More than 253,000 people have sent footage of movements and reports of the actions of Russian troops through the chatbot, according to the Ministry of Digital Transformation. Over 66,000 people have submitted evidence of damage to their homes and towns.

Many Ukrainian prosecutors now working on war crimes investigations had previously been trained in the using of open-source data. “So we have experience with this kind of evidence, and we’ve focused all the forces of our prosecutors on the war crimes claims. We need to operate really quickly to store all the evidence from the beginning if we want to use it in different courts,” said Serhiy Kropyva, a digital adviser to the Prosecutor General.

According to Kropyva, the government has promoted the site through television interviews, billboards, and Internet ads, encouraging Ukrainians to report any violations.
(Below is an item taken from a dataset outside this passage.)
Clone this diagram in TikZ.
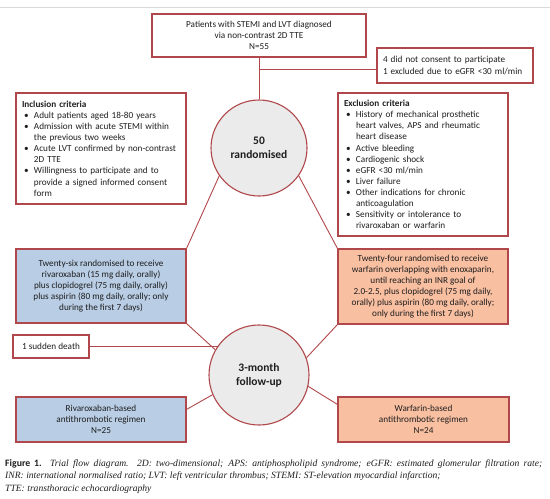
\documentclass[tikz,border=0pt]{standalone}
\usepackage{fontspec}
\setmainfont{Carlito}
\newfontfamily\capfont{Liberation Serif}
\definecolor{bordred}{HTML}{B0474A}
\definecolor{blufill}{HTML}{B9CDE5}
\definecolor{orfill}{HTML}{F9BFA1}
\definecolor{circfill}{HTML}{EBEBEB}
\definecolor{txt}{HTML}{1E1E1E}
\newcommand\myblt{\makebox[12pt][l]{\hspace{2pt}\textbullet}}
\newcommand\myind{\hspace*{12pt}}
\begin{document}
\begin{tikzpicture}[x=1pt,y=-1pt,
  every node/.style={text=txt, font=\fontsize{9.2}{11.1}\selectfont},
  box/.style={draw=bordred, line width=1.1pt, inner sep=0pt, align=center},
  conn/.style={draw=bordred, line width=0.9pt},
  circ/.style={circle, draw=bordred, line width=1.1pt, fill=circfill, inner sep=0pt, align=center, font=\bfseries\fontsize{11.5}{14}\selectfont},
  capt/.style={anchor=base west, inner sep=0pt, font=\capfont\itshape\fontsize{9.6}{11}\selectfont}]
\useasboundingbox (0,0) rectangle (550,499);
\draw[black!15, line width=1pt] (0,7) -- (550,7);

\node[box, minimum width=214pt, minimum height=43pt] (top) at (259,35.5)
  {Patients with STEMI and LVT diagnosed\\via non-contrast 2D TTE\\N=55};
\node[box, minimum width=156pt, minimum height=35pt, text width=144pt, align=left] (cons) at (455,65.5)
  {4 did not consent to participate\\1 excluded due to eGFR <30 ml/min};
\node[circ, minimum size=96pt] (rand) at (259,148) {50\\randomised};

\node[box, minimum width=170pt, minimum height=111pt, text width=158pt, align=left] (inc) at (101,148.5)
  {\textbf{Inclusion criteria}\\
   \myblt Adult patients aged 18-80 years\\
   \myblt Admission with acute STEMI within\\
   \myind the previous two weeks\\
   \myblt Acute LVT confirmed by non-contrast\\
   \myind 2D TTE\\
   \myblt Willingness to participate and to\\
   \myind provide a signed informed consent\\
   \myind form};
\node[box, minimum width=170pt, minimum height=143pt, text width=158pt, align=left] (exc) at (423,164.5)
  {\textbf{Exclusion criteria}\\
   \myblt History of mechanical prosthetic\\
   \myind heart valves, APS and rheumatic\\
   \myind heart disease\\
   \myblt Active bleeding\\
   \myblt Cardiogenic shock\\
   \myblt eGFR <30 ml/min\\
   \myblt Liver failure\\
   \myblt Other indications for chronic\\
   \myind anticoagulation\\
   \myblt Sensitivity or intolerance to\\
   \myind rivaroxaban or warfarin};

\node[box, fill=blufill, minimum width=170pt, minimum height=74pt] (riv) at (101,286)
  {Twenty-six randomised to receive\\rivaroxaban (15 mg daily, orally)\\plus clopidogrel (75 mg daily, orally)\\plus aspirin (80 mg daily, orally; only\\during the first 7 days)};
\node[box, fill=orfill, minimum width=170pt, minimum height=75pt] (war) at (423,286.5)
  {Twenty-four randomised to receive\\warfarin overlapping with enoxaparin,\\until reaching an INR goal of\\2.0-2.5, plus clopidogrel (75 mg daily,\\orally) plus aspirin (80 mg daily, orally;\\only during the first 7 days)};

\node[box, minimum width=76pt, minimum height=23pt] (sd) at (51,346.5) {1 sudden death};
\node[circ, minimum size=100pt] (fu) at (259,375) {3-month\\follow-up};

\node[box, fill=blufill, minimum width=170pt, minimum height=45pt] (rivn) at (101,419.5)
  {Rivaroxaban-based\\antithrombotic regimen\\N=25};
\node[box, fill=orfill, minimum width=171pt, minimum height=45pt] (warn) at (423.5,419.5)
  {Warfarin-based\\antithrombotic regimen\\N=24};

\draw[conn] (top.south) -- (rand.north);
\coordinate (br) at (259,69);
\draw[conn] (br) -- (br -| cons.west);
\draw[conn] (rand.215) -- (riv.north east);
\draw[conn] (rand.325) -- (war.north west);
\draw[conn] (riv.south east) -- (fu.150);
\draw[conn] (war.south west) -- (fu.20);
\draw[conn] (sd.east) -- (sd.east -| fu.145);
\draw[conn] (fu.203) -- ([yshift=-13pt]rivn.north east);
\draw[conn] (fu.347) -- ([yshift=-8pt]warn.north west);

\node[capt] (cap1) at (5,466) {\makebox[537pt][s]{{\normalfont\bfseries\fontsize{9.8}{11}\selectfont Figure 1.} Trial flow diagram. 2D: two-dimensional; APS: antiphospholipid syndrome; eGFR: estimated glomerular filtration rate;}};
\node[capt] (cap2) at (5,478.5) {INR: international normalised ratio; LVT: left ventricular thrombus; STEMI: ST-elevation myocardial infarction;};
\node[capt] (cap3) at (5,491) {TTE: transthoracic echocardiography};
\end{tikzpicture}
\end{document}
The government’s war crimes dashboard lists about 6,500 photos, videos, and other documentation. The “crimes against children” section alone lists at least 191 children killed and 349 wounded. The site offers 18 detailed categories, including sexual violence, torture, death, and hostage-taking.

There is also a section called “Enemy’s personal data.” It allows users to provide any information about the Russian forces: documents, passports, call signs and pseudonyms, identification marks. As of April 14, 570 “suspects” were identified, including Russian military and political officials, ministers, and heads of law-enforcement agencies.

Image: Ministry of Digital Transformation

The need to record war crimes has led Fedorov and other officials to ask social media companies to review some of their rules, like removing content that might document eyewitness accounts of war crimes for breaking the rules.

“The community guidelines were made in peaceful countries to account for normal, everyday communication going on in peacetime. Some content which might not be permissible in peacetime could be instrumental to proving war crimes,” says Mykhailo Fedorov.

Ukrainian officials are trying to create a comprehensive body of digital evidence collected in a modern war. When asked if the minister believes in these efforts, Fedorov has no doubt. “We have satellite imagery, we have the verified content from our apps, we have other sources that I’m not at liberty to disclose…I am very sure it will help us prove our case in international jurisdictions.”